There had been no rain since our departure, and every crop that was not irrigated was absolutely destroyed.

The aspect of the country was pitiable; it should have been at this season a waving sea of green barley and young wheat, but it was a withered desert --with a few patches of verdure like oases in a thirsty wilderness. This terrible calamity extended throughout the entire district or plain of Messaria, and exhibited a sad example of the great necessity of Cyprus--"an organised system of artificial irrigation."

We remained some days at Kuklia, during which I strengthened the gipsy-van by lashing the frame-work with raw bull's-hide and securing the blocks of the springs to the axles with the same material. It is worthy of note "that a fresh hide should never be used for lashing, but a skin that has been already dried should be soaked for twenty-four hours, and then cut into a strip as carefully and as long as the size will permit. When thus prepared, it should be re-soaked for four or five hours, and used while wet as a lashing, drawn as tight as possible. The power of contraction is enormous, and when dry the skin becomes as hard as wood; but a fresh hide has not the same contractive power, and will stretch and become loose when subject to a severe strain." It was a great comfort to return to the luxury of the gipsy-van, which looked the picture of neatness; the gorgeous Egyptian lantern had ceased to exist as an object of value, as it had several times been upset and thrown completely off its hook by the jumpings and bumpings of the vehicle when forcibly dragged over the steep banks and watercourses. It was now reduced to an "antique," and looked as though it had been recovered from the ruins of an ancient temple.

The post was kindly forwarded from Famagousta by the chief commissioner, and we revelled in newspapers, which during our stay in the Carpas had been a complete blank. Our cook Christo had also received letters which disconcerted him.
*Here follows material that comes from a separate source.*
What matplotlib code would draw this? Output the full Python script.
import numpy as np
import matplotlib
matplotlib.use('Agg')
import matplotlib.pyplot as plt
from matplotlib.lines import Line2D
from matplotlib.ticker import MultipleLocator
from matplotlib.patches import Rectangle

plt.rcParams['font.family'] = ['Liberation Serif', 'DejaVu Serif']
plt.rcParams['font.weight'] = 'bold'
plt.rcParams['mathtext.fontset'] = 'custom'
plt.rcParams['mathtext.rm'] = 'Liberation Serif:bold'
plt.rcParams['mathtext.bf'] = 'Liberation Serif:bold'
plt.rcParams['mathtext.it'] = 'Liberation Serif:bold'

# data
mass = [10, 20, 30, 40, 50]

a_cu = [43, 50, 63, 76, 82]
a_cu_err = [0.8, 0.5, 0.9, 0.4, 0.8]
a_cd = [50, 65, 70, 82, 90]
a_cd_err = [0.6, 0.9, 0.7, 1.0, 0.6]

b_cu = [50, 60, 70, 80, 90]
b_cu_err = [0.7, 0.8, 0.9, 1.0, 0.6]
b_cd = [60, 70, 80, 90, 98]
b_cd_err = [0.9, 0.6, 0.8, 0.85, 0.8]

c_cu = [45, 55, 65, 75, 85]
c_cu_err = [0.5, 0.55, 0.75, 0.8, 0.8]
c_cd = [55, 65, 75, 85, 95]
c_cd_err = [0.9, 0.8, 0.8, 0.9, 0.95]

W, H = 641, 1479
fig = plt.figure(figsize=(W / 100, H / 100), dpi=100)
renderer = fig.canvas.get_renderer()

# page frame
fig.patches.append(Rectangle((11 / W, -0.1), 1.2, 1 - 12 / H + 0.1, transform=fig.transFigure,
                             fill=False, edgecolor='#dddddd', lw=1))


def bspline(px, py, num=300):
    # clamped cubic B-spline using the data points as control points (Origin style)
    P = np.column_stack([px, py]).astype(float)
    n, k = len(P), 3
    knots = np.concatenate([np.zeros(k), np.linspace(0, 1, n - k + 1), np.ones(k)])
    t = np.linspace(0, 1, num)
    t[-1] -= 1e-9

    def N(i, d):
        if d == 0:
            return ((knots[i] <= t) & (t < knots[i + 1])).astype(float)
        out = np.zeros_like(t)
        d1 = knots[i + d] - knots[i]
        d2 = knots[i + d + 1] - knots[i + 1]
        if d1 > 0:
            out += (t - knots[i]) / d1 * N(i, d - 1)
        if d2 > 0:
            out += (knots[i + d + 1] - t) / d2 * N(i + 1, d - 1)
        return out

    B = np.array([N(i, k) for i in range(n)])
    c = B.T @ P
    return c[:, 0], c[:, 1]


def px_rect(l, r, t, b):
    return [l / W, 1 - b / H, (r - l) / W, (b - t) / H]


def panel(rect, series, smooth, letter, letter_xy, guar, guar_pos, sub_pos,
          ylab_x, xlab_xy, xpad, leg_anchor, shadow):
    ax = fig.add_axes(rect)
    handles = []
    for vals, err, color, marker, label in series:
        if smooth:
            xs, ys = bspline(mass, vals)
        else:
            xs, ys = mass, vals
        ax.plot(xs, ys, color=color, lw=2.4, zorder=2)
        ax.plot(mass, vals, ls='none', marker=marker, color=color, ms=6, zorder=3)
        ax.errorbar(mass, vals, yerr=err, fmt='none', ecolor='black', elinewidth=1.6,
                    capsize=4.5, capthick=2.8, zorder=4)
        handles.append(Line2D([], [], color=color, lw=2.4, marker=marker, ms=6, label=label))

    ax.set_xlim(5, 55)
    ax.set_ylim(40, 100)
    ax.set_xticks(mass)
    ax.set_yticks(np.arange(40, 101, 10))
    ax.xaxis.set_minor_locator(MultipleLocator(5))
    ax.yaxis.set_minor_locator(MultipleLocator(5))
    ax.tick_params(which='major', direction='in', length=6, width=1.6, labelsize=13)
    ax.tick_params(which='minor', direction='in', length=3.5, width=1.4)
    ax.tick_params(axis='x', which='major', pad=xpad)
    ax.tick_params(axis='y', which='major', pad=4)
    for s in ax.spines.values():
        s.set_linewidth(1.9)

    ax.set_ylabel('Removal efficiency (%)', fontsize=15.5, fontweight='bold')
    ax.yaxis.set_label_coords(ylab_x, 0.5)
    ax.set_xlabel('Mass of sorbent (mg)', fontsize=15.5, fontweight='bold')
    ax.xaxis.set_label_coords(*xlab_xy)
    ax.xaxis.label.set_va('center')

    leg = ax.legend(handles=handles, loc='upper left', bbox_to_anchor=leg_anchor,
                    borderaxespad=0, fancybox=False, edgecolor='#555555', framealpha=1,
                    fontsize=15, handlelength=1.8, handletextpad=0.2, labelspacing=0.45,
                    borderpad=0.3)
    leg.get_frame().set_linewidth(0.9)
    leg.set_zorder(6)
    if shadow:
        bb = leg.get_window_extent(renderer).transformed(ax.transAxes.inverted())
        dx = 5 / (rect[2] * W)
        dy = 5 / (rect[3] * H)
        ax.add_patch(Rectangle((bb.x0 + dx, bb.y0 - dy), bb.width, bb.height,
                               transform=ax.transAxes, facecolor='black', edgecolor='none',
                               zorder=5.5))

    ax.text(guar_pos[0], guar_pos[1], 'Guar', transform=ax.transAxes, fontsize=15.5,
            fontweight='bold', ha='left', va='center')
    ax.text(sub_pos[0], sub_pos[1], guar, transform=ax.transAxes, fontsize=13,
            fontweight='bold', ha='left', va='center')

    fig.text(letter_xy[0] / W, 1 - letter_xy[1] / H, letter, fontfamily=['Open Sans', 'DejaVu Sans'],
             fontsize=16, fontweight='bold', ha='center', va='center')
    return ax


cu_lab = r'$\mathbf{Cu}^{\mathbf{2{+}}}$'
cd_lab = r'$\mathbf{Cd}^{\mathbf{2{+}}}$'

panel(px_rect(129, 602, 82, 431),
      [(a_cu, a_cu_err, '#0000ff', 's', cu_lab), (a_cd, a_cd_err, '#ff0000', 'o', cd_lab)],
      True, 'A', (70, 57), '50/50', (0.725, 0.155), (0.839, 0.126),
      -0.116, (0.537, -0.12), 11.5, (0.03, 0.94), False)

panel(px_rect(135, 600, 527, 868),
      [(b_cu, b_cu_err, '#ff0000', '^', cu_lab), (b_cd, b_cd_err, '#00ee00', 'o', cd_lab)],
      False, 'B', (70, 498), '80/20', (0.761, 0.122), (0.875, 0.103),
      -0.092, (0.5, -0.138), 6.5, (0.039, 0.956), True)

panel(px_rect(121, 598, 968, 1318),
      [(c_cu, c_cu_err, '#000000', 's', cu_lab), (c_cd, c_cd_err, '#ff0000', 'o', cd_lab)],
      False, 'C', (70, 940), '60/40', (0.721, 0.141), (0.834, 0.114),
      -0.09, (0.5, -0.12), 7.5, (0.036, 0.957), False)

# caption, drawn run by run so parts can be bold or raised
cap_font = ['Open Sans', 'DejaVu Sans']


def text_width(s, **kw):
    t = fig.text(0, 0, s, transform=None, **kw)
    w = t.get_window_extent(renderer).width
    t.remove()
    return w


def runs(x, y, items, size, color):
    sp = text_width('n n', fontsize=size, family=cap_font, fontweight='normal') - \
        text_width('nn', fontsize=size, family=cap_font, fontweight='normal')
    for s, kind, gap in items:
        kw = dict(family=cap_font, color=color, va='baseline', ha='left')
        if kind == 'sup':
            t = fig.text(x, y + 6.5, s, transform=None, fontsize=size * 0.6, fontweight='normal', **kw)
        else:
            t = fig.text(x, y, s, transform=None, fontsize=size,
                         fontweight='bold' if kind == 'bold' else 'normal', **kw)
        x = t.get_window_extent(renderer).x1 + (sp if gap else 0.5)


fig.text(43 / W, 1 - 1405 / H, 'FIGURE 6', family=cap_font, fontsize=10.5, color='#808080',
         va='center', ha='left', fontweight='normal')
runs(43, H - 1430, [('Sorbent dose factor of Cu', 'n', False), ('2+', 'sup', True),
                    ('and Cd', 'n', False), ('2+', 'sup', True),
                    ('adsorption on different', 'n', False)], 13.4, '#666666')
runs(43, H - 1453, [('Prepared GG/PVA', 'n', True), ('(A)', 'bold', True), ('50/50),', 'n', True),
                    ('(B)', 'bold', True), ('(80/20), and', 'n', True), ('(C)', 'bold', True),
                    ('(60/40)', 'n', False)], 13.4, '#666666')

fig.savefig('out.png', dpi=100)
After dinner at about 8.30 P.M. he suddenly appeared at the tent door with a very large breakfast-cup in his hand. "I beg your pardon, sir, but I'm sorry to say my mother has just fallen down and broken her leg!" was his first announcement; and he continued, "she is an old woman, past fifty, sir, and a broken leg is a very bad thing; I have come to ask for some brandy, and I've brought a cup."

"Your mother broken her leg, Christo? Why, where is she?" I replied.

"She is at Athens, sir, and I want a drop of brandy, as I have just received the letter, and I am very anxious about her."

I now discovered that the brandy was not intended for his mother's leg, but for his own stomach, to comfort his nerves and to allay his filial anxiety.